Embrace the chill with Mark Moriarty’s Italian comfort food favourites

Ossobuco alla Milanese and slow-cooked beef cheek with cheesy polenta are inspired by the wonderful ingredients on offer in the north of Italy

Dishes to leave you happy and fulfilled: Ossobuco alla Milanese and slow-cooked beef cheek with cheesy polenta and gremolata. All photographs: Harry Weir
Dishes to leave you happy and fulfilled: Ossobuco alla Milanese and slow-cooked beef cheek with cheesy polenta and gremolata. All photographs: Harry Weir

This week, I’m embracing full-on winter comfort food inspired by the north of Italy. This is a region famed for rice, grains and some of the world’s finest ingredients. Think parmesan, Prosciutto di Parma, white alba truffles, Piedmont hazelnuts. When you have building blocks such as these, it’s no wonder this cuisine is some of the most revered in the world.

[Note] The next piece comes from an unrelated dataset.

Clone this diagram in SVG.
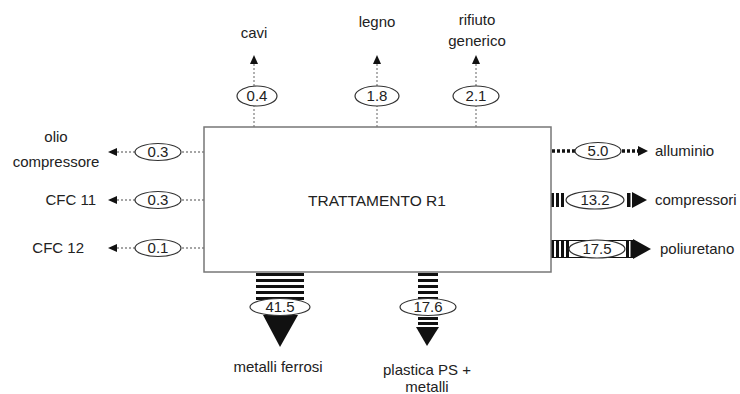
<svg xmlns="http://www.w3.org/2000/svg" width="740" height="394" viewBox="0 0 740 394">
<style>
text{font-family:"Liberation Sans",Arial,sans-serif;font-size:15px;fill:#222;}
.c{text-anchor:middle;}
.s{text-anchor:start;}
.e{text-anchor:end;}
.t{font-size:15.5px;}
.box{fill:#fff;stroke:#777;stroke-width:1.5;}
.ell{fill:#fff;stroke:#333;stroke-width:1.2;}
.dot{stroke:#888;stroke-width:1.3;stroke-dasharray:2 2;fill:none;}
.thick{stroke:#111;stroke-width:3.5;stroke-dasharray:3 2;fill:none;}
.bar{fill:#111;}
.head{fill:#111;}
</style>
<rect width="740" height="394" fill="#fff"/>
<g id="connectors">
  <line class="dot" x1="254" y1="127" x2="254" y2="106"/>
  <line class="dot" x1="254" y1="86" x2="254" y2="63"/>
  <polygon class="head" points="254,55 250,64 258,64"/>
  <line class="dot" x1="377" y1="127" x2="377" y2="106"/>
  <line class="dot" x1="377" y1="86" x2="377" y2="63"/>
  <polygon class="head" points="377,55 373,64 381,64"/>
  <line class="dot" x1="476" y1="127" x2="476" y2="106"/>
  <line class="dot" x1="476" y1="86" x2="476" y2="63"/>
  <polygon class="head" points="476,55 472,64 480,64"/>
  <line class="dot" x1="204" y1="152" x2="181" y2="152"/>
  <line class="dot" x1="135" y1="152" x2="116" y2="152"/>
  <polygon class="head" points="108,152 117,148 117,156"/>
  <line class="dot" x1="204" y1="200" x2="181" y2="200"/>
  <line class="dot" x1="135" y1="200" x2="116" y2="200"/>
  <polygon class="head" points="108,200 117,196 117,204"/>
  <line class="dot" x1="204" y1="248" x2="181" y2="248"/>
  <line class="dot" x1="135" y1="248" x2="116" y2="248"/>
  <polygon class="head" points="108,248 117,244 117,252"/>
  <line class="thick" x1="552" y1="151" x2="575" y2="151"/>
  <line class="thick" x1="622" y1="151" x2="638" y2="151"/>
  <polygon class="head" points="648,151 638,146 638,156"/>
  <rect class="bar" x="551" y="193" width="3" height="14"/>
  <rect class="bar" x="556" y="193" width="3" height="14"/>
  <rect class="bar" x="561" y="193" width="3" height="14"/>
  <rect class="bar" x="627" y="193" width="3.5" height="14"/>
  <polygon class="head" points="647,200 632,192 632,208"/>
  <line x1="551" y1="240.5" x2="632" y2="240.5" stroke="#111" stroke-width="1"/>
  <line x1="551" y1="257.5" x2="632" y2="257.5" stroke="#111" stroke-width="1"/>
  <rect class="bar" x="551" y="240" width="3" height="18"/>
  <rect class="bar" x="556" y="240" width="3" height="18"/>
  <rect class="bar" x="561" y="240" width="3" height="18"/>
  <rect class="bar" x="566" y="240" width="3" height="18"/>
  <rect class="bar" x="626" y="240" width="3" height="18"/>
  <rect class="bar" x="630.5" y="240" width="3" height="18"/>
  <polygon class="head" points="651,249 633,239 633,259"/>
  <rect class="bar" x="256" y="273" width="48" height="3"/>
  <rect class="bar" x="256" y="279" width="48" height="3"/>
  <rect class="bar" x="256" y="285" width="48" height="3"/>
  <rect class="bar" x="256" y="291" width="48" height="3"/>
  <rect class="bar" x="256" y="297" width="48" height="3"/>
  <polygon class="head" points="263,315 298,315 280,347"/>
  <rect class="bar" x="418" y="273" width="20" height="3"/>
  <rect class="bar" x="418" y="279" width="20" height="3"/>
  <rect class="bar" x="418" y="285" width="20" height="3"/>
  <rect class="bar" x="418" y="291" width="20" height="3"/>
  <rect class="bar" x="418" y="297" width="20" height="3"/>
  <rect class="bar" x="418" y="317" width="20" height="3"/>
  <rect class="bar" x="418" y="322" width="20" height="3"/>
  <polygon class="head" points="416,327 439,327 427,346"/>
</g>
<g id="process">
  <rect class="box" x="204" y="127" width="347" height="145"/>
  <text class="c t" x="377" y="206">TRATTAMENTO R1</text>
</g>
<g id="cavi">
  <ellipse class="ell" cx="257" cy="96" rx="20" ry="10"/>
  <text class="c" x="257" y="101">0.4</text>
  <text class="c" x="254" y="38">cavi</text>
</g>
<g id="legno">
  <ellipse class="ell" cx="377" cy="96" rx="22" ry="10"/>
  <text class="c" x="377" y="101">1.8</text>
  <text class="c" x="377" y="27">legno</text>
</g>
<g id="rifiuto">
  <ellipse class="ell" cx="476" cy="96" rx="23" ry="10"/>
  <text class="c" x="476" y="101">2.1</text>
  <text class="c" x="477" y="25">rifiuto</text>
  <text class="c" x="477" y="46">generico</text>
</g>
<g id="olio">
  <ellipse class="ell" cx="158" cy="152" rx="23" ry="8.5"/>
  <text class="c" x="158" y="157">0.3</text>
  <text class="c" x="56" y="142">olio</text>
  <text class="c" x="56" y="167">compressore</text>
</g>
<g id="cfc11">
  <ellipse class="ell" cx="158" cy="200" rx="23" ry="8.5"/>
  <text class="c" x="158" y="205">0.3</text>
  <text class="e" x="96" y="205">CFC 11</text>
</g>
<g id="cfc12">
  <ellipse class="ell" cx="158" cy="248" rx="23" ry="8.5"/>
  <text class="c" x="158" y="253">0.1</text>
  <text class="e" x="84" y="253">CFC 12</text>
</g>
<g id="alluminio">
  <ellipse class="ell" cx="598" cy="151" rx="23" ry="8.5"/>
  <text class="c" x="598" y="156">5.0</text>
  <text class="s" x="655" y="156">alluminio</text>
</g>
<g id="compressori">
  <ellipse class="ell" cx="595" cy="200" rx="29" ry="9"/>
  <text class="c" x="595" y="205">13.2</text>
  <text class="s" x="655" y="205">compressori</text>
</g>
<g id="poliuretano">
  <ellipse class="ell" cx="597" cy="249" rx="28" ry="9"/>
  <text class="c" x="597" y="254">17.5</text>
  <text class="s" x="660" y="254">poliuretano</text>
</g>
<g id="metalli-ferrosi">
  <ellipse class="ell" cx="280" cy="307" rx="30" ry="8.5"/>
  <text class="c" x="280" y="312">41.5</text>
  <text class="c" x="278" y="372">metalli ferrosi</text>
</g>
<g id="plastica">
  <ellipse class="ell" cx="428" cy="307" rx="28" ry="8.5"/>
  <text class="c" x="428" y="312">17.6</text>
  <text class="c" x="427" y="375">plastica PS +</text>
  <text class="c" x="427" y="392">metalli</text>
</g>
</svg>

The first dish is one of cuisine’s classics, originating in Lombardy, home of Milan. Ossobuco alla Milanese involves slowly cooking cross-sections of veal or beef shanks in a tomato-based stock until tender. This is then served on a bed of risotto flavoured with beef stock, saffron and a heap of parmesan cheese. Traditionally, gremolata is served alongside – a green dressing made using spicy olive oil, lemon juice and a selection of herbs. Other variants include cheesy polenta, and some recipes call for braising the shanks in a white sauce scented with cinnamon and bay leaf.

From a cooking point of view, keep an eye on the process for the risotto. It only take a couple of minutes to cook, the key being the high heat it’s cooked over. This allows the rice to cook while the stock reduces and concentrates in flavour. Each individual grain of rice should maintain its structure, with the stock, starch from the rice and cheese emulsifying into a cream-like coating that is packed with flavour. The prized part of this dish is the melted bone marrow that sits within the bone and melts into the risotto as you eat it.

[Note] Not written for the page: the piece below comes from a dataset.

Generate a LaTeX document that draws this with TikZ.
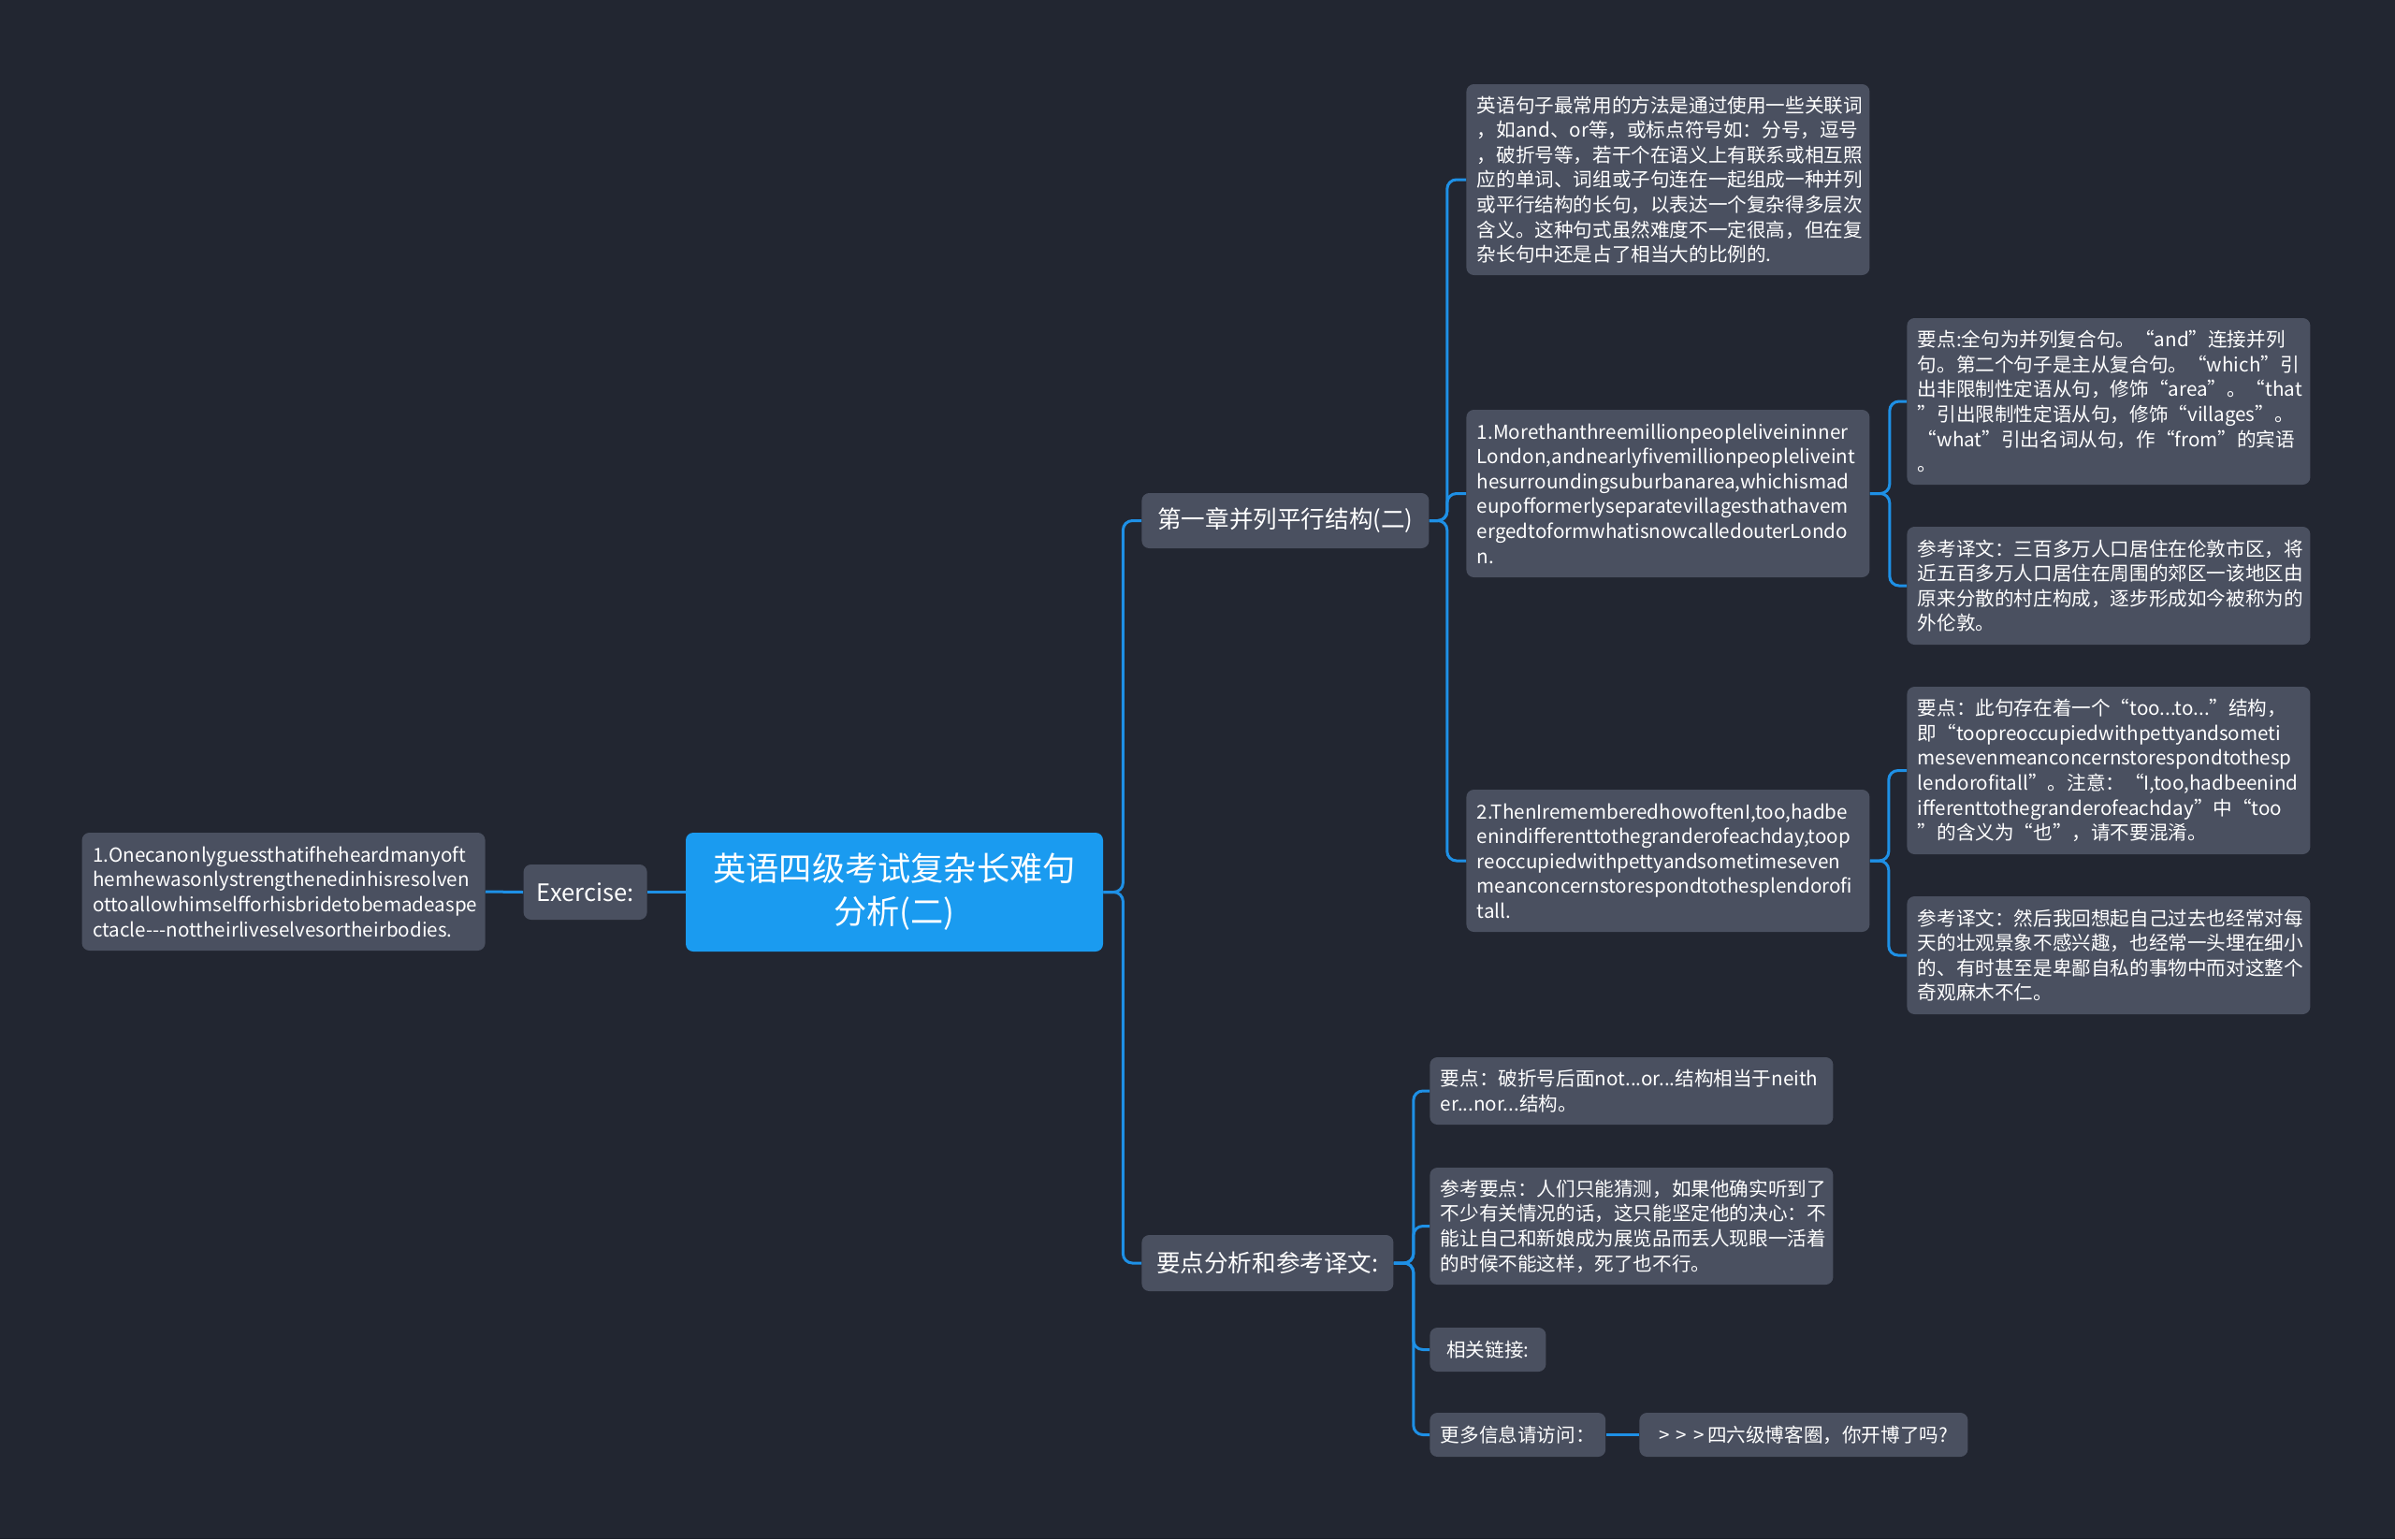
\documentclass[tikz,border=0pt]{standalone}
\usepackage{fontspec}
\setmainfont{Noto Sans CJK SC}
\usepackage{tikz}
\definecolor{bgdark}{RGB}{34,38,49}
\definecolor{nodegray}{RGB}{74,80,96}
\definecolor{rootblue}{RGB}{26,155,240}
\definecolor{linkblue}{RGB}{30,144,230}
\tikzset{
  root/.style={rectangle,rounded corners=4pt,fill=rootblue,text=white,align=center,
              font=\fontsize{17.6pt}{23pt}\selectfont,minimum width=223pt,minimum height=63.5pt,inner sep=0pt},
  topic/.style={rectangle,rounded corners=4pt,fill=nodegray,text=white,align=center,
              font=\fontsize{12.8pt}{16pt}\selectfont,minimum height=29.5pt,inner sep=0pt},
  leaf/.style={rectangle,rounded corners=4pt,fill=nodegray,text=white,align=left,
              font=\fontsize{10.3pt}{13.3pt}\selectfont,inner xsep=5.75pt,inner ysep=0pt,text width=204pt},
  tag/.style={rectangle,rounded corners=4pt,fill=nodegray,text=white,
              font=\fontsize{10.3pt}{13.3pt}\selectfont,inner xsep=5.75pt,inner ysep=0pt,minimum height=23.5pt},
  link/.style={draw=linkblue,line width=1.5pt,rounded corners=5pt},
}

\begin{document}
\begin{tikzpicture}[x=0.5pt,y=-0.5pt]
  \fill[bgdark] (0,0) rectangle (2560,1645);
  \useasboundingbox (0,0) rectangle (2560,1645);
  % centre and left side
  \node[root] (main) at (956,953.5) {英语四级考试复杂长难句\\分析(二)};
  \node[topic,anchor=east,minimum width=66pt] (exer) at (692,953.5) {Exercise:};
  \node[leaf,anchor=east,minimum height=63pt] (exleaf) at (519,953)
    {1.Onecanonlyguessthatifheheardmanyoft\\
     hemhewasonlystrengthenedinhisresolven\\
     ottoallowhimselfforhisbridetobemadeaspe\\
     ctacle-{}-{}-nottheirliveselvesortheirbodies.};
  % main branches
  \node[topic,anchor=west,minimum width=153.5pt] (ch1) at (1220,556.5) {第一章并列平行结构(二)};
  \node[topic,anchor=west,minimum width=134.5pt,minimum height=30pt] (ana) at (1220,1350) {要点分析和参考译文:};
  % chapter leaves
  \node[leaf,anchor=west,minimum height=102pt] (intro) at (1567,192)
    {英语句子最常用的方法是通过使用一些关联词\\
     ，如and、or等，或标点符号如：分号，逗号\\
     ，破折号等，若干个在语义上有联系或相互照\\
     应的单词、词组或子句连在一起组成一种并列\\
     或平行结构的长句，以表达一个复杂得多层次\\
     含义。这种句式虽然难度不一定很高，但在复\\
     杂长句中还是占了相当大的比例的.};
  \node[leaf,anchor=west,minimum height=89.5pt] (sent1) at (1567,527.5)
    {1.Morethanthreemillionpeopleliveininner\\
     London,andnearlyfivemillionpeopleliveint\\
     hesurroundingsuburbanarea,whichismad\\
     eupofformerlyseparatevillagesthathavem\\
     ergedtoformwhatisnowcalledouterLondo\\
     n.};
  \node[leaf,anchor=west,minimum height=76pt] (sent2) at (1567,920)
    {2.ThenIrememberedhowoftenI,too,hadbe\\
     enindifferenttothegranderofeachday,toop\\
     reoccupiedwithpettyandsometimeseven\\
     meanconcernstorespondtothesplendorofi\\
     tall.};
  \node[leaf,anchor=west,minimum height=89pt] (key1) at (2038,429)
    {要点:全句为并列复合句。“and”连接并列\\
     句。第二个句子是主从复合句。“which”引\\
     出非限制性定语从句，修饰“area”。“that\\
     ”引出限制性定语从句，修饰“villages”。\\
     “what”引出名词从句，作“from”的宾语\\
     。};
  \node[leaf,anchor=west,minimum height=63pt] (tr1) at (2038,626)
    {参考译文：三百多万人口居住在伦敦市区，将\\
     近五百多万人口居住在周围的郊区一该地区由\\
     原来分散的村庄构成，逐步形成如今被称为的\\
     外伦敦。};
  \node[leaf,anchor=west,minimum height=89.5pt] (key2) at (2038,823.5)
    {要点：此句存在着一个“too...to...”结构，\\
     即“toopreoccupiedwithpettyandsometi\\
     mesevenmeanconcernstorespondtothesp\\
     lendorofitall”。注意：“I,too,hadbeenind\\
     ifferenttothegranderofeachday”中“too\\
     ”的含义为“也”，请不要混淆。};
  \node[leaf,anchor=west,minimum height=63pt] (tr2) at (2038,1021)
    {参考译文：然后我回想起自己过去也经常对每\\
     天的壮观景象不感兴趣，也经常一头埋在细小\\
     的、有时甚至是卑鄙自私的事物中而对这整个\\
     奇观麻木不仁。};
  % analysis leaves
  \node[leaf,anchor=west,minimum height=36pt] (key3) at (1528,1166)
    {要点：破折号后面not...or...结构相当于neith\\
     er...nor...结构。};
  \node[leaf,anchor=west,minimum height=62.5pt] (tr3) at (1528,1310.5)
    {参考要点：人们只能猜测，如果他确实听到了\\
     不少有关情况的话，这只能坚定他的决心：不\\
     能让自己和新娘成为展览品而丢人现眼一活着\\
     的时候不能这样，死了也不行。};
  \node[tag,anchor=west,minimum width=62pt] (links) at (1528,1442.5) {相关链接:};
  \node[tag,anchor=west,minimum width=90.5pt] (more) at (1528,1533.5) {更多信息请访问：};
  \node[tag,anchor=west,minimum width=175.5pt] (blog) at (1752,1533.5) {>\,\,>\,\,>\,四六级博客圈，你开博了吗?};
  % connectors
  \draw[link] (main.west) -- (exer.east);
  \draw[link] (exer.west) -- (exleaf.east);
  \foreach \t in {ch1,ana} \draw[link] (main.east) -- ++(21,0) |- (\t.west);
  \foreach \t in {intro,sent1,sent2} \draw[link] (ch1.east) -- ++(19,0) |- (\t.west);
  \foreach \t in {key1,tr1} \draw[link] (sent1.east) -- ++(21,0) |- (\t.west);
  \foreach \t in {key2,tr2} \draw[link] (sent2.east) -- ++(20,0) |- (\t.west);
  \foreach \t in {key3,tr3,links,more} \draw[link] (ana.east) -- ++(21,0) |- (\t.west);
  \draw[link] (more.east) -- (blog.west);
\end{tikzpicture}
\end{document}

I have been fortunate enough to spend lots of time in Milan over the years, and no trip is complete without a dinner at Ratana, serving some of the finest, traditional Milanese cuisine in a period home in the city centre. Stop for a drink on the patio before dinner and watch the city go by. The ossobuco is the best I’ve had.

The second dish uses another Italian staple. Polenta is a type of cornmeal and a great sponge for flavour. Once cooked out, it has the look and feel of mashed potato. I cook it out very slowly in milk and water, stirring regularly, before finishing it with a large amount of parmesan and butter. This is the perfect vessel for housing a big lump of sticky, saucy braised beef cheek, cooked down for a few hours in beef stock, red wine and treacle.

A few spoonfuls of this combination and you’ll be ready to curl up on the couch and drift off for the evening. Happy and fulfilled I might add. Isn’t that the whole point?